Guinness World Records Confirms the Tallest Living Woman is a 24-Year-Old from Turkey
Often, we consider height to be an asset. When children are little, they love to know that they are taller than they were before. Some parents mark their children’s height against a wall. Other children compare their height to their friends at school.
Being short or tall doesn’t mean someone is smarter or better, but we do literally look up to tall people. However, being tall doesn’t always mean that life is easier than it is for someone of average height.
The Guinness World Records recently named 24-year-old Rumeysa Gelgi as the tallest living woman in the world. She previously held the title of tallest living teenager. She is currently 7 feet 0.7 inches tall.
Gelgi is from Turkey, which is also where the tallest living man, Sultan Kösen, lives. He is 8 feet 2.8 inches tall.
Nobody else in Gelgi’s family is nearly as tall as she is. It is not like extreme height is something that runs in her family.
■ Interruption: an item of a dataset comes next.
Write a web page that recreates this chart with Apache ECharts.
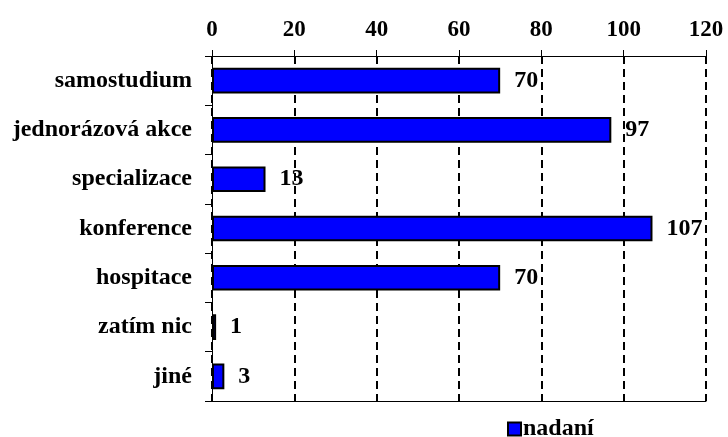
<!DOCTYPE html>
<html>
<head>
<meta charset="utf-8">
<script src="https://cdn.jsdelivr.net/npm/echarts@6/dist/echarts.min.js"></script>
<style>
  html, body { margin: 0; padding: 0; background: #fff; }
  #chart { width: 728px; height: 437px; }
</style>
</head>
<body>
<div id="chart"></div>
<script>
// Forms of further education, counts per category
const categories = ['samostudium', 'jednorázová akce', 'specializace', 'konference', 'hospitace', 'zatím nic', 'jiné'];
const values = [70, 97, 13, 107, 70, 1, 3];
const seriesName = 'nadaní';
const axisMin = 0;
const axisMax = 120;
const axisStep = 20;

const FONT = '"Liberation Serif", "Times New Roman", serif';

const chart = echarts.init(document.getElementById('chart'));
chart.setOption({
  animation: false,
  backgroundColor: '#ffffff',
  grid: { left: 212, right: 22, top: 56, bottom: 36, containLabel: false },
  legend: {
    data: [seriesName],
    left: 502,
    top: 412,
    itemWidth: 13,
    itemHeight: 13,
    itemGap: 4,
    icon: 'rect',
    textStyle: { fontFamily: FONT, fontWeight: 'bold', fontSize: 24, color: '#000', padding: [0, 0, 0, -3] }
  },
  xAxis: [
    {
      type: 'value',
      position: 'top',
      min: axisMin,
      max: axisMax,
      interval: axisStep,
      axisLine: { show: true, lineStyle: { color: '#000', width: 1 } },
      axisTick: { show: true, inside: false, length: 6, lineStyle: { color: '#000', width: 1 } },
      axisLabel: { margin: 14, fontFamily: FONT, fontWeight: 'bold', fontSize: 23, color: '#000' },
      splitLine: { show: true, lineStyle: { color: '#000', width: 2, type: [8, 5] } }
    },
    {
      // plain baseline closing the plot at the bottom
      type: 'value',
      position: 'bottom',
      min: axisMin,
      max: axisMax,
      interval: axisStep,
      axisLine: { show: true, lineStyle: { color: '#000', width: 1 } },
      axisTick: { show: false },
      axisLabel: { show: false },
      splitLine: { show: false }
    }
  ],
  yAxis: {
    type: 'category',
    data: categories,
    inverse: true,
    axisLine: { show: true, lineStyle: { color: '#000', width: 1 } },
    axisTick: { show: true, length: 7, lineStyle: { color: '#000', width: 1 } },
    axisLabel: { margin: 20, fontFamily: FONT, fontWeight: 'bold', fontSize: 24, color: '#000' }
  },
  series: [{
    name: seriesName,
    type: 'bar',
    xAxisIndex: 0,
    data: values,
    barWidth: '52%',
    itemStyle: { color: '#0000ff', borderColor: '#000', borderWidth: 2 },
    label: {
      show: true,
      position: 'right',
      distance: 14,
      fontFamily: FONT,
      fontWeight: 'bold',
      fontSize: 24,
      color: '#000'
    }
  }]
});
</script>
</body>
</html>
Instead, her height is due to an extremely rare condition called Weaver syndrome. It is so rare that Gelgi is currently the only person in Turkey with Weaver syndrome.
Weaver syndrome causes people to be abnormally tall. It also often causes mild intellectual disability and sometimes a larger than usual head.
Gelgi’s condition makes it hard for her to walk. She usually uses a wheelchair to get around, but she is also able to use a walker for short periods of time.
Even though Gelgi’s condition makes her life a little bit difficult, she is far from complaining. She is proud of being the tallest woman in the world. Receiving a Guinness World Record makes her feel “proud” and “unique.” She also feels motivated “to reach my goals and go further in life.”
Gelgi is used to being different and having people stare at her. She seems to understand they are curious, and she’s not offended by it.
She doesn’t see being different as a bad thing. Instead, she explained that being different “can make you achieve things you never imagined before.” She believes “someone can turn their disabilities into an advantage for themselves.”